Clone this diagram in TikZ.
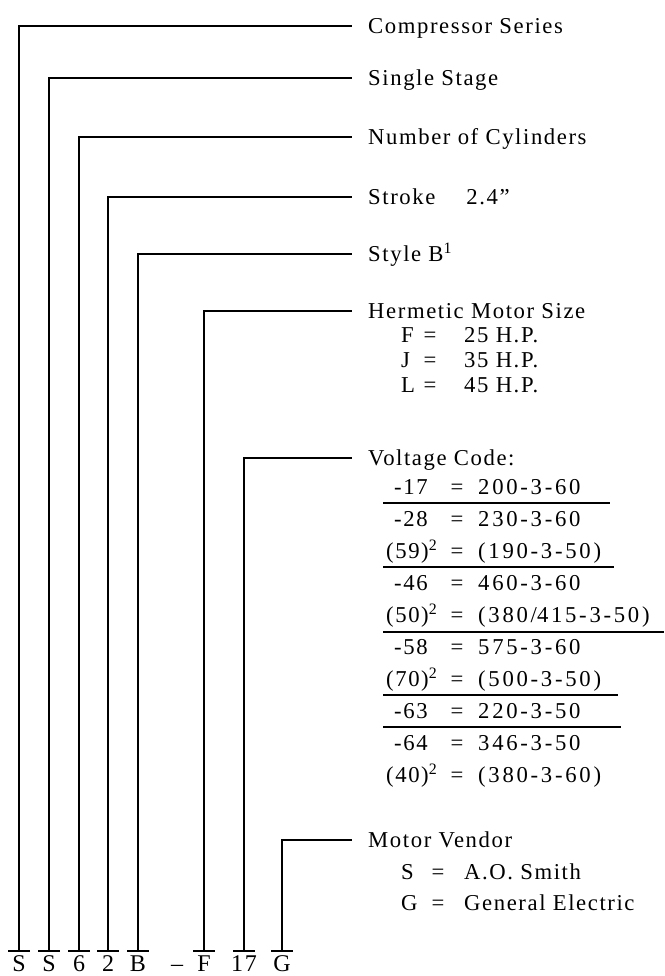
\documentclass[tikz,border=0pt]{standalone}
\usepackage{fontspec}
\setmainfont{Liberation Serif}[LetterSpace=7]
\newfontfamily\widefam{Liberation Serif}[LetterSpace=12]
\newcommand\labfont{\fontsize{22.7pt}{27pt}\selectfont}
\newcommand\tabfont{\widefam\fontsize{22.7pt}{27pt}\selectfont}
\newcommand\codefont{\fontsize{24pt}{29pt}\selectfont}
\newcommand\supr[1]{\textsuperscript{#1}}
\begin{document}
\begin{tikzpicture}[x=1pt,y=-1pt,
  lbl/.style={anchor=base west,inner sep=0pt,font=\labfont},
  cel/.style={anchor=base,inner sep=0pt,font=\labfont},
  val/.style={anchor=base west,inner sep=0pt,font=\tabfont},
  code/.style={anchor=base,inner sep=0pt,font=\codefont},
  conn/.style={line width=1.8pt,line join=miter},
  bar/.style={line width=2pt},
  rule/.style={line width=1.4pt}]
\useasboundingbox (0,0) rectangle (664,976);
% bottom code letters
\foreach \n/\x/\t in {c1/19/S,c2/49/S,c3/79/6,c4/108/2,c5/138/B,c6/204/F,c7/244/17,c8/282/G}{
  \node[code] (\n) at (\x,971.5) {\t};
  \coordinate (b\n) at (\x,951);
  \draw[bar] ([xshift=-11pt]b\n) -- ([xshift=11pt]b\n);
}
\node[code] (dash) at (177,971.5) {–};
% label ends
\foreach \n/\y in {cs/26,ss/78,nc/137,st/197,sb/254,hm/311,vc/458,mv/840}{
  \coordinate (e\n) at (352,\y);
}
% labels
\node[lbl] (cs) at (368,33.5) {Compressor Series};
\node[lbl] (ss) at (368,85.5) {Single Stage};
\node[lbl] (nc) at (368,144.5) {Number of Cylinders};
\node[lbl] (st) at (368,204.5) {Stroke\hspace{31pt}2.4”};
\node[lbl] (sb) at (368,261.5) {Style B\supr{1}};
\node[lbl] (hm) at (368,318.5) {Hermetic Motor Size};
\node[lbl] (vc) at (368,465.5) {Voltage Code:};
\node[lbl] (mv) at (368,847.5) {Motor Vendor};
% connectors
\draw[conn] (bc1) |- (ecs);
\draw[conn] (bc2) |- (ess);
\draw[conn] (bc3) |- (enc);
\draw[conn] (bc4) |- (est);
\draw[conn] (bc5) |- (esb);
\draw[conn] (bc6) |- (ehm);
\draw[conn] (bc7) |- (evc);
\draw[conn,line width=1.4pt] (bc8) |- (emv);
% hermetic motor sizes
\foreach \n/\y/\a/\b in {h1/335/F/25 H.P.,h2/360/J/35 H.P.,h3/385/L/45 H.P.}{
  \node[lbl] (\n a) at (401,\y+7.5) {\a};
  \node[cel] (\n e) at (430,\y+7.5) {=};
  \node[lbl] (\n b) at (464,\y+7.5) {\b};
}
% voltage table
\foreach \n/\y/\x/\a/\b in {v1/487/394/-17/200-3-60,v2/519/394/-28/230-3-60,v3/551/386/(59)\supr{2}/(190-3-50),
  v4/583/394/-46/460-3-60,v5/615/386/(50)\supr{2}/(380\slash 415-3-50),v6/647/394/-58/575-3-60,
  v7/679/386/(70)\supr{2}/(500-3-50),v8/711/394/-63/220-3-50,v9/743/394/-64/346-3-50,v10/775/386/(40)\supr{2}/(380-3-60)}{
  \node[lbl] (\n a) at (\x,\y+7.5) {\a};
  \node[cel] (\n e) at (457,\y+7.5) {=};
  \node[val] (\n b) at (478,\y+7.5) {\b};
}
\coordinate (u1s) at (383,503); \coordinate (u1e) at (610,503);
\coordinate (u2s) at (383,567); \coordinate (u2e) at (614,567);
\coordinate (u3s) at (383,632); \coordinate (u3e) at (664,632);
\coordinate (u4s) at (383,695); \coordinate (u4e) at (618,695);
\coordinate (u5s) at (383,727); \coordinate (u5e) at (621,727);
\foreach \i in {1,...,5}{ \draw[rule] (u\i s) -- (u\i e); }
% motor vendor
\foreach \n/\y/\a/\b in {m1/872/S/A.O. Smith,m2/903/G/General Electric}{
  \node[lbl] (\n a) at (401,\y+7.5) {\a};
  \node[cel] (\n e) at (438,\y+7.5) {=};
  \node[lbl] (\n b) at (464,\y+7.5) {\b};
}
\end{tikzpicture}
\end{document}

+---+

# INSTRUCTIONS TO FOLLOW
Set down the material above as is, without any pictures.

# ANSWER
Clone this diagram in TikZ.
\documentclass[tikz,border=0pt]{standalone}
\usepackage{fontspec}
\setmainfont{Liberation Serif}[LetterSpace=7]
\newfontfamily\widefam{Liberation Serif}[LetterSpace=12]
\newcommand\labfont{\fontsize{22.7pt}{27pt}\selectfont}
\newcommand\tabfont{\widefam\fontsize{22.7pt}{27pt}\selectfont}
\newcommand\codefont{\fontsize{24pt}{29pt}\selectfont}
\newcommand\supr[1]{\textsuperscript{#1}}
\begin{document}
\begin{tikzpicture}[x=1pt,y=-1pt,
  lbl/.style={anchor=base west,inner sep=0pt,font=\labfont},
  cel/.style={anchor=base,inner sep=0pt,font=\labfont},
  val/.style={anchor=base west,inner sep=0pt,font=\tabfont},
  code/.style={anchor=base,inner sep=0pt,font=\codefont},
  conn/.style={line width=1.8pt,line join=miter},
  bar/.style={line width=2pt},
  rule/.style={line width=1.4pt}]
\useasboundingbox (0,0) rectangle (664,976);
% bottom code letters
\foreach \n/\x/\t in {c1/19/S,c2/49/S,c3/79/6,c4/108/2,c5/138/B,c6/204/F,c7/244/17,c8/282/G}{
  \node[code] (\n) at (\x,971.5) {\t};
  \coordinate (b\n) at (\x,951);
  \draw[bar] ([xshift=-11pt]b\n) -- ([xshift=11pt]b\n);
}
\node[code] (dash) at (177,971.5) {–};
% label ends
\foreach \n/\y in {cs/26,ss/78,nc/137,st/197,sb/254,hm/311,vc/458,mv/840}{
  \coordinate (e\n) at (352,\y);
}
% labels
\node[lbl] (cs) at (368,33.5) {Compressor Series};
\node[lbl] (ss) at (368,85.5) {Single Stage};
\node[lbl] (nc) at (368,144.5) {Number of Cylinders};
\node[lbl] (st) at (368,204.5) {Stroke\hspace{31pt}2.4”};
\node[lbl] (sb) at (368,261.5) {Style B\supr{1}};
\node[lbl] (hm) at (368,318.5) {Hermetic Motor Size};
\node[lbl] (vc) at (368,465.5) {Voltage Code:};
\node[lbl] (mv) at (368,847.5) {Motor Vendor};
% connectors
\draw[conn] (bc1) |- (ecs);
\draw[conn] (bc2) |- (ess);
\draw[conn] (bc3) |- (enc);
\draw[conn] (bc4) |- (est);
\draw[conn] (bc5) |- (esb);
\draw[conn] (bc6) |- (ehm);
\draw[conn] (bc7) |- (evc);
\draw[conn,line width=1.4pt] (bc8) |- (emv);
% hermetic motor sizes
\foreach \n/\y/\a/\b in {h1/335/F/25 H.P.,h2/360/J/35 H.P.,h3/385/L/45 H.P.}{
  \node[lbl] (\n a) at (401,\y+7.5) {\a};
  \node[cel] (\n e) at (430,\y+7.5) {=};
  \node[lbl] (\n b) at (464,\y+7.5) {\b};
}
% voltage table
\foreach \n/\y/\x/\a/\b in {v1/487/394/-17/200-3-60,v2/519/394/-28/230-3-60,v3/551/386/(59)\supr{2}/(190-3-50),
  v4/583/394/-46/460-3-60,v5/615/386/(50)\supr{2}/(380\slash 415-3-50),v6/647/394/-58/575-3-60,
  v7/679/386/(70)\supr{2}/(500-3-50),v8/711/394/-63/220-3-50,v9/743/394/-64/346-3-50,v10/775/386/(40)\supr{2}/(380-3-60)}{
  \node[lbl] (\n a) at (\x,\y+7.5) {\a};
  \node[cel] (\n e) at (457,\y+7.5) {=};
  \node[val] (\n b) at (478,\y+7.5) {\b};
}
\coordinate (u1s) at (383,503); \coordinate (u1e) at (610,503);
\coordinate (u2s) at (383,567); \coordinate (u2e) at (614,567);
\coordinate (u3s) at (383,632); \coordinate (u3e) at (664,632);
\coordinate (u4s) at (383,695); \coordinate (u4e) at (618,695);
\coordinate (u5s) at (383,727); \coordinate (u5e) at (621,727);
\foreach \i in {1,...,5}{ \draw[rule] (u\i s) -- (u\i e); }
% motor vendor
\foreach \n/\y/\a/\b in {m1/872/S/A.O. Smith,m2/903/G/General Electric}{
  \node[lbl] (\n a) at (401,\y+7.5) {\a};
  \node[cel] (\n e) at (438,\y+7.5) {=};
  \node[lbl] (\n b) at (464,\y+7.5) {\b};
}
\end{tikzpicture}
\end{document}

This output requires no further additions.